Als de Heer zulke karaktertrekken bij ons vindt, dan zullen we Zijn waardering ontvangen. Vaak zal Hij ze duidelijk maken in ons leven, ons verhogen op Zijn tijd (1 Petr. 5). En dit ziet men ook bij Daniël.
6. Gemeenschap (Dan. 1:6)
God zal ons andere gelovigen tonen, die ook om de wil van de Heer vragen. Daniël vond Hananja, Misaël en Azarja. Er waren vele ontrouwen in Israël, maar deze trouwen laten zich onmiddellijk vinden. Ook zal de Heer, als wij Hem trouw volgen, ons vrienden geven die Hem vanuit een rein hart aanroepen (2 Tim. 2:22). Gelovigen staan nooit alleen. Bijna nooit! Want de Heer heeft overal minstens 2 getuigen. En dezen mogen elkaar versterken.
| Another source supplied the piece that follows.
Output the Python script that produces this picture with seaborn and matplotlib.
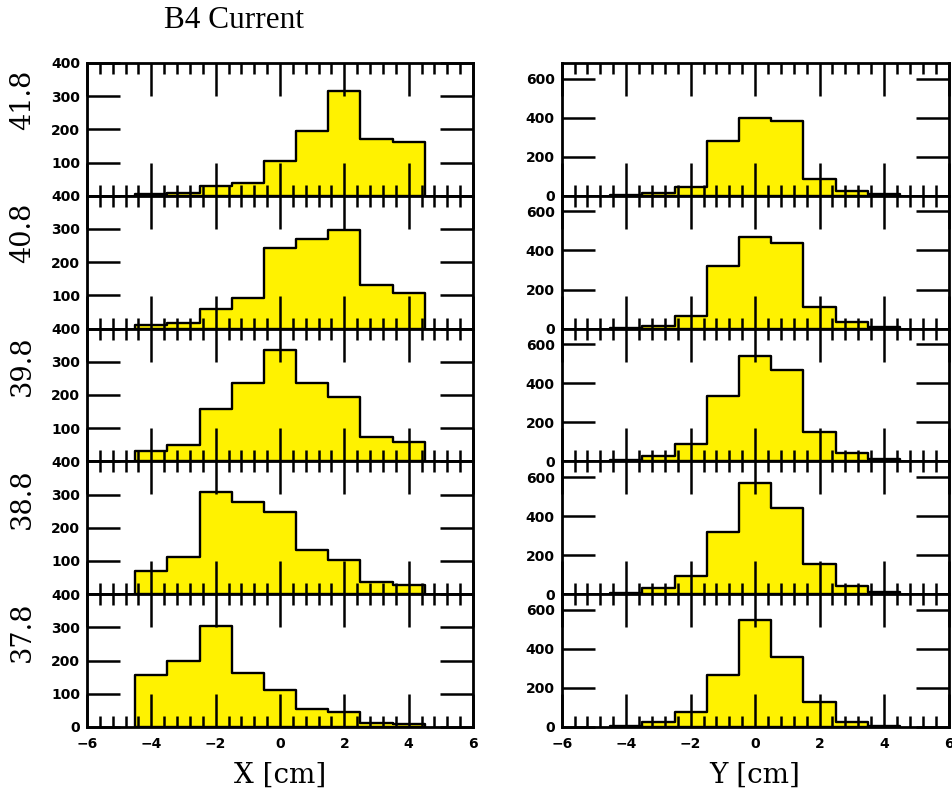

7. Inzicht (Dan. 1:17 en 20)
Wanneer een gelovige de Heer in echte nederigheid en afhankelijkheid belijdt en een godvruchtig leven leidt, dan geeft Hij inzicht in Zijn gedachten. Dit zien we hier bij Daniël, maar ook bij andere aan God toegewijde mensen zoals Abraham (Gen. 18). Ongetwijfeld hoort ook ijver bij het kennen van de gedachten van God door tijd te investeren in het lezen van het Woord van God. “De vreze des HEEREN is vermaning tot wijsheid, en nederigheid gaat vooraf aan eer” (Spr. 15:33). God eert Zijn trouwe kinderen met waar inzicht; sommigen in bijzondere mate, zoals Daniël, anderen met een andere maat, volgens Zijn soevereine genade. Maar trouw beloont Hij altijd!
De Heer wil de gelovigen zegenen. Hij kan van ons verwachten, dat we Hem trouw dienen. Dan zal Hij ons belonen en voor ons opkomen. Bovenal zullen we Zijn waardering kennen. We zullen bewust ervaren, dat we gewenst zijn, dat Hij van ons liefheeft. We zullen weten, dat Hij de Zoon van God is, “Die Mij heeft liefgehad en Zichzelf voor mij heeft overgegeven” (Gal. 2:20), en die ons ook vandaag liefheeft “tot het einde” (Joh. 13:1).